What’s the book about? Give us the “pitch”.
A young and very ambitious free-lance woman journalist based in Rome accidentally discovers proof of a kidnapping on a visit to an Etruscan tomb with her best friend, a young American priest. She starts adding some sleuthing to her regular reporting duties and subsequently comes to realize that that crime is linked to a fraudulent purchase by the Vatican Museum of a precious Greek wine cup. Working with one of Italy’s courageous investigating magistrates and a few journalistic colleagues she gets to the bottom of it all but not without risking her life.
What inspired you to write the book? A particular person? An event?
Neither of those. I wanted to write a crime novel based in Rome that would enable me to give full play to my knowledge of Italy and some of the experiences I’ve had while being a reporter there.
What’s the main reason someone should really read this book?
Simply to have fun and, in the process, perhaps to learn something more about Italy than they may already know.
What’s the most distinctive thing about the main character? Who -real or fictional- would you say the character reminds you of?
Maybe Orianna Fallaci, although she didn’t write crime novels. Clare can get distracted, mostly by the men she falls in love with, but she is uncommonly tenacious and brave. I wish I were more like her.
When did you first decide to become an author?
As a journalist and a researcher, I’ve spent most of my life writing – just not fiction. I have long wanted to try my hand at writing a mystery/thriller. It’s one of my own favorite reading genres and I thought it was time to write one myself. I covered Italy as a foreign and local correspondent for almost four decades and for at least half of this period, kidnappings for ransom were a veritable scourge here in this country. Archeology is a passion of mine. And as for the Vatican; its presence has always loomed large in Italy for anyone interested either in history or current events.
Is this the first book you’ve written?
No, a few years earlier I wrote a memoir about my life in Rome as an American woman journalist. There, too, I tried to include a lot about the country I’d been living in and my favorite compliment was from a Norwegian reader who said the book enabled her to learn a great deal about Italy.
What do you do for work when you are not writing?
Now that I am fully retired from my job as a newspaper reporter, I am trying to write fiction. I earned a Ph.D in International Relations but somehow turned into a journalist writing first for American and Canadian newspapers and then for Italian dailies. Now I am free to spend my time as I please.

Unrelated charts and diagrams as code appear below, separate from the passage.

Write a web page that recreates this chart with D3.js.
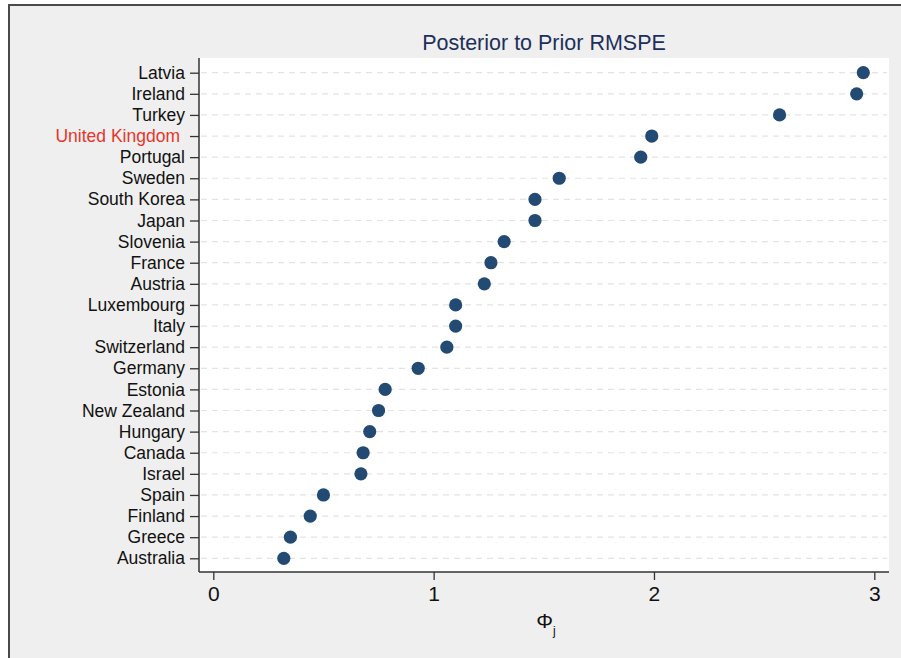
<!DOCTYPE html>
<html>
<head>
<meta charset="utf-8">
<script src="https://cdn.jsdelivr.net/npm/d3@7"></script>
<style>
  body { margin: 0; background: #fff; }
  svg { display: block; font-family: "Liberation Sans", Arial, Helvetica, sans-serif; }
</style>
</head>
<body>
<svg id="chart" width="901" height="658"></svg>
<script>
const countries = [
  'Latvia', 'Ireland', 'Turkey', 'United Kingdom', 'Portugal', 'Sweden',
  'South Korea', 'Japan', 'Slovenia', 'France', 'Austria', 'Luxembourg',
  'Italy', 'Switzerland', 'Germany', 'Estonia', 'New Zealand', 'Hungary',
  'Canada', 'Israel', 'Spain', 'Finland', 'Greece', 'Australia'
]
const phi = [
  2.95, 2.92, 2.57, 1.99, 1.94, 1.57,
  1.46, 1.46, 1.32, 1.26, 1.23, 1.10,
  1.10, 1.06, 0.93, 0.78, 0.75, 0.71,
  0.68, 0.67, 0.50, 0.44, 0.35, 0.32
]
const xTicks = [0, 1, 2, 3]
const highlight = 'United Kingdom'
const title = 'Posterior to Prior RMSPE'

const svg = d3.select('#chart')
const plot = { left: 199, right: 889, top: 58, bottom: 572 }

// gray graph region + frame
svg.append('rect')
  .attr('x', 9).attr('y', 5).attr('width', 892).attr('height', 653)
  .attr('fill', '#efefef')
svg.append('path')
  .attr('d', 'M9,658 L9,5 L901,5')
  .attr('fill', 'none')
  .attr('stroke', '#4a4a4a')
  .attr('stroke-width', 2)

// plot region
svg.append('rect')
  .attr('x', plot.left).attr('y', plot.top)
  .attr('width', plot.right - plot.left).attr('height', plot.bottom - plot.top)
  .attr('fill', '#fff')

const x = d3.scaleLinear()
  .domain([0, 3])
  .range([213.3, 874.3])
const y = d3.scalePoint()
  .domain(countries)
  .range([72.7, 558.3])

// dashed grid lines
svg.append('g')
  .selectAll('line')
  .data(countries)
  .join('line')
    .attr('x1', plot.left + 2)
    .attr('x2', plot.right - 2)
    .attr('y1', d => y(d))
    .attr('y2', d => y(d))
    .attr('stroke', '#e3e3e3')
    .attr('stroke-width', 1.2)
    .attr('stroke-dasharray', '6,5')

// y axis
const yAxis = d3.axisLeft(y).tickSize(9).tickPadding(5)
const gy = svg.append('g')
  .attr('transform', `translate(${plot.left},0)`)
  .call(yAxis)
gy.select('.domain')
  .attr('d', `M0,${plot.top}V${plot.bottom}`)
  .attr('stroke', '#333').attr('stroke-width', 1.5)
gy.selectAll('.tick line').attr('stroke', '#333').attr('stroke-width', 1.3)
gy.selectAll('.tick text')
  .attr('font-size', 17.5)
  .attr('font-family', '"Liberation Sans", Arial, sans-serif')
  .attr('fill', d => d === highlight ? '#e8352b' : '#111')
  .attr('dx', d => d === highlight ? -5 : 0)

// x axis
const xAxis = d3.axisBottom(x)
  .tickValues(xTicks)
  .tickFormat(d3.format('d'))
  .tickSize(8)
  .tickPadding(6)
const gx = svg.append('g')
  .attr('transform', `translate(0,${plot.bottom})`)
  .call(xAxis)
gx.select('.domain')
  .attr('d', `M${plot.left},0H${plot.right}`)
  .attr('stroke', '#333').attr('stroke-width', 1.5)
gx.selectAll('.tick line').attr('stroke', '#333').attr('stroke-width', 1.3)
gx.selectAll('.tick text')
  .attr('font-size', 21)
  .attr('font-family', '"Liberation Sans", Arial, sans-serif')
  .attr('fill', '#111')

// points
svg.append('g')
  .selectAll('circle')
  .data(countries.map((c, i) => ({ country: c, value: phi[i] })))
  .join('circle')
    .attr('cx', d => x(d.value))
    .attr('cy', d => y(d.country))
    .attr('r', 6.6)
    .attr('fill', '#234a72')

// title
svg.append('text')
  .attr('x', (plot.left + plot.right) / 2)
  .attr('y', 50)
  .attr('text-anchor', 'middle')
  .attr('font-size', 21.5)
  .attr('fill', '#1d2f5b')
  .text(title)

// x axis title: Phi_j
const xt = svg.append('text')
  .attr('x', 546)
  .attr('y', 628)
  .attr('text-anchor', 'middle')
  .attr('font-size', 21)
  .attr('fill', '#111')
xt.append('tspan').text('Φ')
xt.append('tspan').attr('font-size', 12).attr('dy', 7).text('j')
</script>
</body>
</html>
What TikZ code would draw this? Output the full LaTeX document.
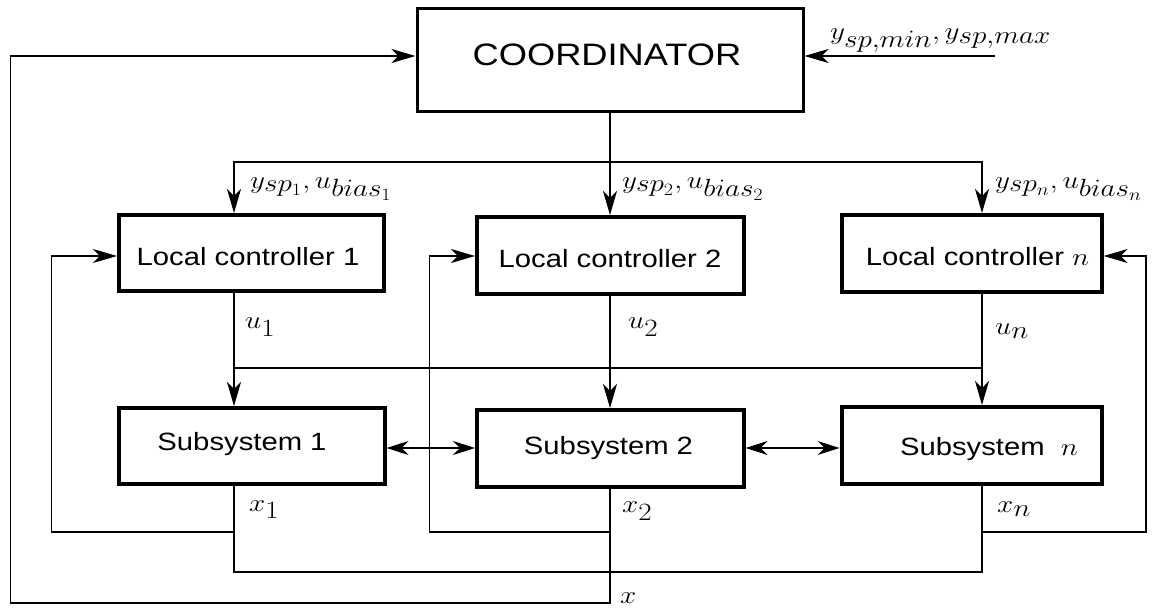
\documentclass[tikz,border=0pt]{standalone}
\usepackage{fontspec}
\setmainfont{Liberation Sans}
\usepackage{graphicx}
\usetikzlibrary{arrows.meta,calc}
\newcommand\sx[1]{\scalebox{1.17}[1]{#1}}
\begin{document}
\begin{tikzpicture}[x=1pt,y=-1pt,
  box/.style={draw,line width=4pt,inner sep=0},
  ln/.style={line width=1.2pt},
  arr/.style={ln,-{Stealth[length=24pt,width=14pt,inset=7pt]}},
  darr/.style={ln,{Stealth[length=22pt,width=14pt,inset=7pt]}-{Stealth[length=22pt,width=14pt,inset=7pt]}},
  txt/.style={font=\fontsize{25}{30}\selectfont,inner sep=0,anchor=base},
  mlab/.style={font=\fontsize{35}{40}\selectfont,inner sep=0,anchor=west}]
\useasboundingbox (0,0) rectangle (1154,610);
% boxes
\node[box,line width=3pt,minimum width=386pt,minimum height=103pt] (coord) at (610,60) {};
\node[box,minimum width=265.5pt,minimum height=76pt] (lc1) at (251.7,253) {};
\node[box,minimum width=266.6pt,minimum height=77pt] (lc2) at (610.3,255.5) {};
\node[box,minimum width=259.6pt,minimum height=77pt] (lcn) at (971.8,253.5) {};
\node[box,minimum width=266pt,minimum height=76pt] (s1) at (251.6,446) {};
\node[box,minimum width=266.6pt,minimum height=77pt] (s2) at (610.3,448.5) {};
\node[box,minimum width=260.5pt,minimum height=77pt] (sn) at (971.8,445.5) {};
% box texts
\node[txt,font=\fontsize{31}{36}\selectfont] (coordt) at (607,66) {\sx{COORDINATOR}};
\node[txt] (lc1t) at (248,265) {\sx{Local controller 1}};
\node[txt] (lc2t) at (610,267) {\sx{Local controller 2}};
\node[txt] (lcnt) at (977.5,265) {\sx{Local controller {\fontsize{34}{38}\selectfont$n$}}};
\node[txt] (s1t) at (242,450) {\sx{Subsystem 1}};
\node[txt] (s2t) at (608.5,454) {\sx{Subsystem 2}};
\node[txt] (snt) at (989,455) {\sx{Subsystem\ \ {\fontsize{34}{38}\selectfont$n$}}};
% columns and rows
\coordinate (c1) at (234,0);
\coordinate (c2) at (610,0);
\coordinate (cn) at (982,0);
\coordinate (fx1) at (51.7,0);
\coordinate (fx2) at (429.4,0);
\coordinate (fxn) at (1146,0);
\coordinate (ox) at (10.3,0);
\coordinate (rcin) at (0,56);
\coordinate (rbr) at (0,162);
\coordinate (rfin) at (0,256);
\coordinate (rcross) at (0,368);
\coordinate (rbi) at (0,448);
\coordinate (rfb) at (0,532);
\coordinate (rxb) at (0,572);
\coordinate (rout) at (0,603);
\coordinate (ext) at (995,56);
% outer loop
\draw[arr] (c2 |- s2.south) |- (ox |- rout) |- (coord.west |- rcin);
% external input
\draw[arr] (ext) -- (coord.east |- ext);
% coordinator to local controllers
\draw[arr] (c2 |- coord.south) -- (c2 |- lc2.north);
\draw[arr] (c2 |- rbr) -| (c1 |- lc1.north);
\draw[arr] (c2 |- rbr) -| (cn |- lcn.north);
% control inputs
\draw[arr] (c1 |- lc1.south) -- (c1 |- s1.north);
\draw[arr] (c2 |- lc2.south) -- (c2 |- s2.north);
\draw[arr] (cn |- lcn.south) -- (cn |- sn.north);
\draw[ln] (c1 |- rcross) -- (cn |- rcross);
% interactions
\draw[darr] (s1.east |- rbi) -- (s2.west |- rbi);
\draw[darr] (s2.east |- rbi) -- (sn.west |- rbi);
% state lines
\draw[ln] (c1 |- s1.south) |- (cn |- rxb) -- (cn |- sn.south);
% feedback
\draw[arr] (c1 |- rfb) -| (fx1 |- rfin) -- (lc1.west |- rfin);
\draw[arr] (c2 |- rfb) -| (fx2 |- rfin) -- (lc2.west |- rfin);
\draw[arr] (cn |- rfb) -| (fxn |- rfin) -- (lcn.east |- rfin);
% labels
\node[mlab] (lmm) at (830,40.5) {\sx{$y_{sp,min}, y_{sp,max}$}};
\node[mlab] (lsp1) at (250,189) {\sx{$y_{sp_1}, u_{bias_1}$}};
\node[mlab] (lsp2) at (622,189) {\sx{$y_{sp_2}, u_{bias_2}$}};
\node[mlab] (lspn) at (995,189) {\sx{$y_{sp_n}, u_{bias_n}$}};
\node[mlab] (lu1) at (245,327) {\sx{$u_1$}};
\node[mlab] (lu2) at (628,327) {\sx{$u_2$}};
\node[mlab] (lun) at (995,331) {\sx{$u_n$}};
\node[mlab] (lx1) at (249,509.5) {\sx{$x_1$}};
\node[mlab] (lx2) at (622,511) {\sx{$x_2$}};
\node[mlab] (lxn) at (997,509.5) {\sx{$x_n$}};
\node[mlab] (lx) at (620,598.5) {\sx{$x$}};
\end{tikzpicture}
\end{document}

How much time do you generally spend on your writing?
It’s hard to say. Remember, this is not my way of making a living – I have a pension, some rental income and some savings – so I write when I am not following my other passion, which is traveling.
What’s the hardest part of being an Indie author?
I guess it’s knowing that probably you are only going to have limited success, unless you are extremely talented and extremely lucky. Maybe the best part is not having to spend lots of time on a probably fruitless search for an agent or a publisher. But, yes, if a publisher came calling I would “go traditional” as you put it because, let’s face it, it is still considered more prestigious and could get you a chance of reviews in mainstream media etc.
Which book would you like to have written?
One book I would have liked to have written is “The Salamander” by Morris West, a political novel based in Italy in which West, who otherwise is not my favorite writer, (the famous “Shoes of the Fisherman” which somehow sold millions of copies is incredibly boring!!!) really got the political scene in 1970s Italy totally correct. Another is “Istanbul Passage” by Joseph Kanon where the author brilliantly weaves together postwar events and an intriguing and convincing Istanbul setting.